As European data indicated an economic slowdown in the offing and the US Federal Reserve signaled there are more rate hikes to come, oil registered the largest weekly fall since early May.

Over the course of the week, West Texas Intermediate fell almost 4%, the most seen since May 5th. Brent Crude was off more than 2% for the week.

This week Fed Chair Jerome Powell indicated  that the Federal Reserve was not done with its policy of monetary tightening, and there would be more rate hikes in the second half of the year. On Friday new data showed that German economic activity slowed much faster than analysts had predicted in June, while France’s economy likely entered a contraction in the second quarter. Meanwhile Powell’s comments lifted the dollar, causing commodities priced in the dollar to lose their appeal to traders.

Robert Yawger, director of the futures division at Mizuho Securities USA said, “Fear of higher rates and the associated slowdown in economic activity is putting pressure on the oil patch.” He noted that higher rates will increase the cost of carry, increasing the costs of everything from the storage of oil to shipping it.

Technical trading in recent days has also exacerbated the pace of the moves in the oil markets, as both Brent and West Texas Intermediate fell away sharply following testing of the upper bands in which they’ve been trapped since the beginning of May.
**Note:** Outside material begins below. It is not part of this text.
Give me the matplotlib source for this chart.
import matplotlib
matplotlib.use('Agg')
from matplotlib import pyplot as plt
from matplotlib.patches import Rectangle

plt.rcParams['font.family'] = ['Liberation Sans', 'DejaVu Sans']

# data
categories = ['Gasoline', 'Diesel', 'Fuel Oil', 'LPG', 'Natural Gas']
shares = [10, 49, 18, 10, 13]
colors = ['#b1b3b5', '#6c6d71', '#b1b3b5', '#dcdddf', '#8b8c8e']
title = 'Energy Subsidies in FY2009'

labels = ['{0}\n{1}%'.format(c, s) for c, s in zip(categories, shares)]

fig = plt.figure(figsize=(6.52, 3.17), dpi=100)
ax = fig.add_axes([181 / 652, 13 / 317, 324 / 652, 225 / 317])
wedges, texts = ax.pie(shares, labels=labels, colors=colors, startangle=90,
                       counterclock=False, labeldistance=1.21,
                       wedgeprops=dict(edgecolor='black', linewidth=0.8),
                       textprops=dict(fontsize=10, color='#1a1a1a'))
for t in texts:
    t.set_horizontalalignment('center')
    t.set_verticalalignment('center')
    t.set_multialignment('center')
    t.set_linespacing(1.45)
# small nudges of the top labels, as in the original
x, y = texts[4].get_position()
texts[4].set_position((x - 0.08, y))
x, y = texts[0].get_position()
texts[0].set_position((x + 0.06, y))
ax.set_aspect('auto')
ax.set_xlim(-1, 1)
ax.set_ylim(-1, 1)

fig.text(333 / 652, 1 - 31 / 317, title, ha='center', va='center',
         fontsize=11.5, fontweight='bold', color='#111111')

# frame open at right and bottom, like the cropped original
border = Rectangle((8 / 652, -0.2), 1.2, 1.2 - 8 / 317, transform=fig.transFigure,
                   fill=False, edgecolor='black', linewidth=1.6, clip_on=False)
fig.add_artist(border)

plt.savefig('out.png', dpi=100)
Oil appears poised for a second quarterly loss in a row, as traders worry global demand is declining. Even as OPEC+ has pledged to reduce production output, and Saudi Arabia recently pledged an additional one million barrel per day voluntary cut in its output, global demand appears poised for drops in demand to outstrip declines in output.

Brent’s prompt spread, viewed as a key gauge of market health, has weakened heavily in recent days, reaching its softest point since January.